Es sabido que en el campo forense se permiten ciertas licencias que más allá del foro podrían hasta ser constitutivas de delito. Así, es factible que un letrado, para defender a su cliente, acuse a otro ciudadano de la comisión del delito, ponga en entredicho su versión, manifieste dudas acerca de su moralidad u honorabilidad, etc. Dichas afirmaciones podrían constituir otros tantos delitos de acusación y denuncia falsas, injurias, etc., pero tales hechos no se persiguen, sencillamente, porque resultan amparados por la eximente de obrar en cumplimiento de un deber o en el ejercicio legítimo de un derecho, oficio o cargo. De todos modos, esa causa de permisión no puede convertirse en una patente de corso para decir cualquier cosa que se le antoje a un abogado, pues más allá del derecho de defensa subsiste la protección de otros bienes jurídicos. De manera que si el informe del letrado resulta extravagante en relación con los parámetros razonables de una determinada línea defensiva, esa acción no queda amparada por la excusa a que nos hemos referido.

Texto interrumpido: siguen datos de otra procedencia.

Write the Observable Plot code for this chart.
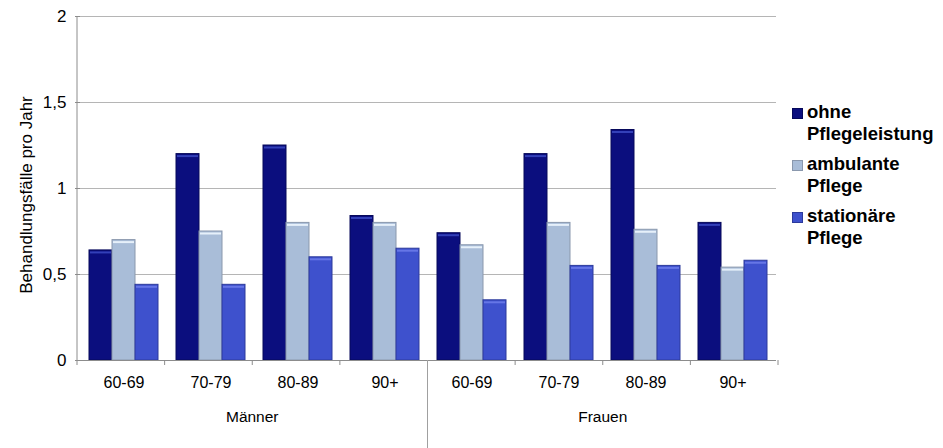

Pero al margen del derecho de defensa, está la cuestión deontológica, la cual tiene un reflejo normativo en el Estatuto General de la Abogacía Española (RD 658/2001, de 22 de junio). Conviene tener presente su artículo 33.2, que tras proclamar la libertad e independencia del abogado en el cumplimiento de su misión, matiza que resulta limitada por la Ley y por las normas éticas y deontológicas. Pero más significativos son aún los arts. 42 y 43. El primero alude a la relación del letrado con la parte por él defendida, cuyo principal compromiso es el cumplimiento de la misión de defensa que le sea encomendada con el máximo celo y diligencia y guardando el secreto profesional. Para ello, debe realizar diligentemente las actividades profesionales que le imponga la defensa del asunto encomendado, ateniéndose a las exigencias técnicas, deontológicas y éticas adecuadas a la tutela jurídica de dicho asunto y asumir las responsabilidades civiles, penales y deontológicas que, en su caso, le correspondan. Por su parte, el art. 43 describe las obligaciones del abogado para con la parte contraria, que circunscribe en tratarle de manera considerada y cortés, y en abstenerse u omitir cualquier acto que determine una lesión injusta para la misma.

Pues bien, a la vista de la estrategia procesal seguida por el letrado al que nos estamos refiriendo y, de ser cierto lo que se ha publicado por diversos medios, creo que se le podrían exigir al mismo tres clases de responsabilidades: penales, por la posible comisión de un delito de provocación a la discriminación del art. 510 del CP; civiles, en relación con su/sus clientes (por los pobres resultados que su errónea defensa va a desplegar sobre su situación procesal) y en relación también con la víctima de estos, cuyo honor y dignidad han sido nuevamente vituperados; y, finalmente, disciplinarias, ex art. 80 y siguientes del citado Estatuto, por parte del Colegio de Abogados al que pertenece. Y es que hay añoranzas que es mejor ocultar.